Designing High‑Availability Internet Architecture: Redundancy and Automatic Failover
This article explains how to achieve high availability in internet systems by layering architecture, using redundancy and automatic failover across access, proxy, microservice, middleware, and storage components, and discusses practical techniques, common pitfalls, and operational safeguards for resilient services.
1. Introduction
High availability (HA) aims to keep business services continuously operational from the user’s perspective. Achieving HA requires designing each architectural layer—application, middleware, and data storage—with redundancy and automatic failover so that no single component can become a point of failure.
2. Architecture Layers
Typical internet systems adopt a micro‑service architecture that can be visualized in several logical layers:
Access layer : traffic enters via hardware (e.g., F5) or software load balancers (LVS).
Reverse‑proxy layer : Nginx performs URL‑based routing, rate limiting, etc.
Gateway : handles flow control, risk control, protocol conversion.
Site layer : assembles JSON responses by calling member, promotion services.
Base services : infrastructure‑level micro‑services invoked by business services.
Storage layer : databases such as MySQL or Oracle.
Middleware : Zookeeper, Redis, Elasticsearch, MQ, etc., provide caching, coordination, and messaging.
3. Access & Reverse‑Proxy Layer
Both layers achieve HA through keepalived and LVS clustering. Two LVS instances run in active‑standby mode; the master holds the virtual IP (VIP). If the master fails, keepalived detects the heartbeat loss and promotes the backup, causing the VIP to “float” to the new master. Nginx health checks are also integrated, allowing keepalived to remove unhealthy Nginx nodes from the LVS pool.
4. Micro‑service Layer (Dubbo)
Dubbo relies on a registry (Zookeeper or Nacos) for service discovery. Providers register themselves; consumers pull the provider list and apply load‑balancing. When a provider becomes unavailable, the registry’s heartbeat removes it from the list, achieving automatic failover similar to keepalived.
5. Middleware
5.1 Zookeeper
Zookeeper provides HA through a leader‑follower model. The leader handles all write requests and replicates logs to followers; a majority of followers must acknowledge writes before the leader commits. If the leader fails, followers detect the missing heartbeat and trigger a leader election using the ZAB protocol.
5.2 Redis
Redis HA can be deployed in master‑slave mode or as a sharded cluster. In master‑slave mode, Sentinel processes monitor the master via gossip, and upon master failure, they elect a new master using Raft. In a sharded cluster, each slot is assigned to a master; each master has replicas, and Raft is used to promote a replica when its master dies.
5.3 Elasticsearch
Elasticsearch achieves HA by splitting indices into primary shards and replica shards across multiple nodes. The master node (selected via a Bully‑style election) manages cluster state, while any node can serve read/write requests. Writes go to the primary shard, which then replicates to its replicas.
5.4 Kafka (MQ)
Kafka uses topic partitions replicated across brokers. Each partition has one leader and multiple followers. Followers are cold‑standby; when a leader fails, a follower is elected as the new leader, ensuring continuous message delivery.
6. Storage Layer (MySQL)
MySQL HA mirrors the LVS pattern: master‑slave replication with keepalived provides VIP failover. For large data volumes, sharding (multiple masters) is used, each with its own slaves and keepalived‑driven failover. This ensures both read/write scalability and resilience.

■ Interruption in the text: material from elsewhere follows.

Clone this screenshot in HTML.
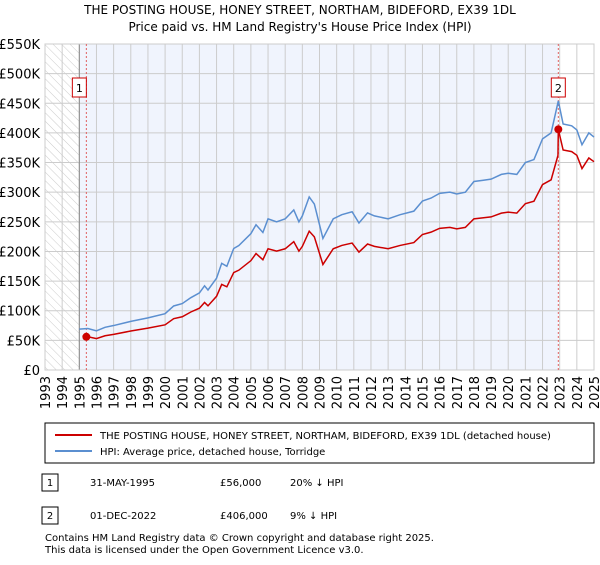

7. Summary & Operational Practices
The core HA principles are redundancy and automatic failover. Most components adopt a single‑master‑multiple‑slave model to simplify consistency, accepting the trade‑off of a single point of failure that is mitigated by rapid leader election.
Beyond architectural HA, production systems must handle traffic spikes, security attacks, code bugs, deployment errors, third‑party failures, and natural disasters. Recommended safeguards include traffic isolation, rate limiting, circuit breaking, risk control, graceful shutdown, blue‑green or canary releases, comprehensive monitoring with alert thresholds, unit testing, full‑chain load testing, and meticulous release tracking for quick rollback.